Читаем Древний Китай. Том 1. Предыстория, Шан-Инь, Западное Чжоу (до VIII в. до н. э.) полностью

Если учесть, что некоторая основа подобного рода действий была уже заложена еще до образования КНР усилиями коммунистически ангажированных специалистов вроде Го Мо-жо или Фань Вэнь-ланя, то для всех остальных главным стало опираться на уже готовый эталон. Для подкрепления и расширения сферы действия этого эталона в КНР с первых же лет ее существования стали активно переводиться с русского и публиковаться соответствующие советские марксистские труды, особенно многочисленные истматовские построения. Частично откорректированные самим Мао Цзэ-дуном (вопрос о том, когда на смену рабовладельческой формации в Китае пришла феодальная, оказался не вполне ясным именно поэтому), марксистско-истматовские нормы стали в системе общественных наук страны законом, которому были обязаны подчиняться все. Можно было спорить до хрипоты по вопросу о том, когда именно рабовладельческая формация завершила свое существование и была заменена феодальной, чем и занимались весьма активно многочисленные специалисты по древней истории Китая на протяжении десятилетий, но нельзя было поставить сам вопрос иначе: а может быть, не было рабовладения как формации вообще? В самом крайнем случае можно было развернуть дискуссию вокруг проблемы «азиатского» способа производства, так как она была выдвинута не кем-то, а самим Марксом. Но обсудив ее и не придя к решению, специалисты, в конечном счете, возвращались на круги своя и снова обсуждали все те же вопросы: когда кончилась рабовладельческая формация и когда началась феодальная.
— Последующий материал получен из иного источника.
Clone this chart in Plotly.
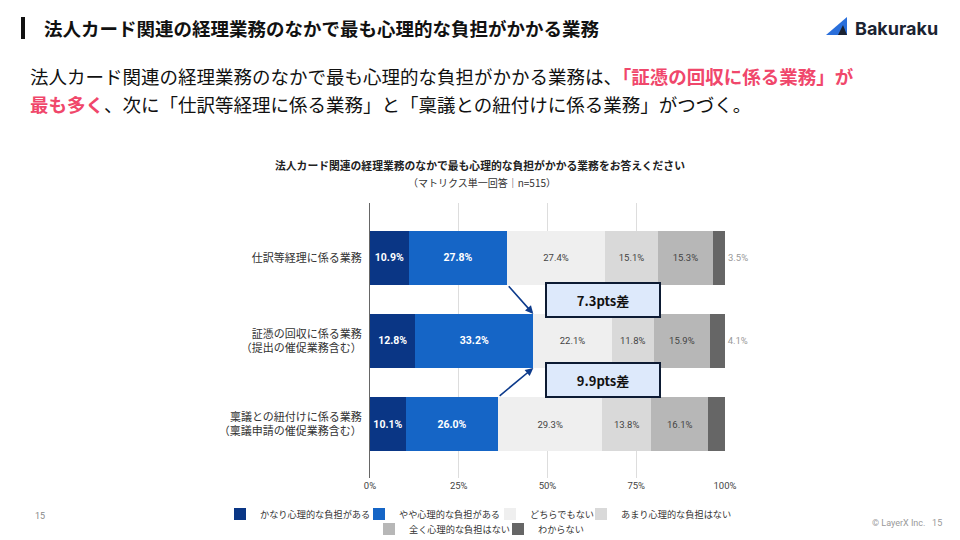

Я не случайно начал с проблемы «рабовладение — феодализм». Любой, кто хоть сколько-нибудь знаком с историографией КНР, связанной с изучением древнего Китая, хорошо меня поймет. Если учесть, сколько сил и энергии было потрачено, сколько миллиардов рабочих дней было убито, сколько тысяч тонн бумаги изведено ради схоластических упражнений на эту тему, станет ясным и уровень китайской марксистской историографии, и причины ее удручающего творческого бесплодия, и впечатляющий драматизм личной трагедии тысяч трудолюбивых и явно заслуживавших лучшей участи специалистов.

Но дело далеко не ограничивается тем, что марксистско-истматовская догма требовала от ставших ее невольниками китайских специалистов ежедневной полноценной жертвы на алтарь теории формаций. Такое ведь было и у нас. Больше того, несмотря на наличие собственных апостолов этой догмы в Китае (типа Го Мо-жо), именно от нас, во всяком случае, через наше посредство, она попала в КНР. Почему же там результат оказался — даже по сравнению с отечественным востоковедением — столь удручающим?

Он был обусловлен несколькими факторами. Во-первых, чтимой традицией некритического отношения к прошлому, о чем уже шла речь. Во-вторых, слабостью — даже по сравнению с Россией, которая все-таки со времен Петра I два столетия дрейфовала в сторону Запада, — элементов демократической традиции и христианской западного типа цивилизации в Китае. В-третьих, жесткой социальной дисциплиной и привычкой к не-рассуждающему повиновению со стороны основной части населения, если даже не всего его, особенно в годы стабилизации, когда развитие в стране идет под знаком внутренней силы власти, под знаком ян. В-четвертых, идейной спецификой маоизма, т.е. наложившегося на китайскую традицию марксизма, который оказался догматически более весомым, чем сталинизм. При всем функциональном и идейном сходстве со своим старшим братом, сталинизмом, маоизм — в полном соответствии с классической китайской традицией в сфере мировоззренческих принципов и менталитета — отличается отчетливо заметной склонностью доводить все начинания до логически мыслимого предела, до абсурда. Взятые вместе, эти факторы и определили особенности маоистской школы китайской историографии.

Конечно, и в советской историографии марксистская догма считалась вполне успешно замещающей и даже выгодно оттеняющей все ничтожество, всю контрреволюционность и непрогрессивность историографии немарксистской, западной. Но при всем том, активно или пассивно отдав дань этой норме, исследователи в нашей стране, как правило, охотно и энергично использовали достижения западной науки. Нет ни одного серьезного исследования в нашем востоковедении, — во всяком случае, в послевоенные годы, когда оно стало возрождаться, — где использование западных публикаций на изучаемую тему не было бы в центре внимания специалиста.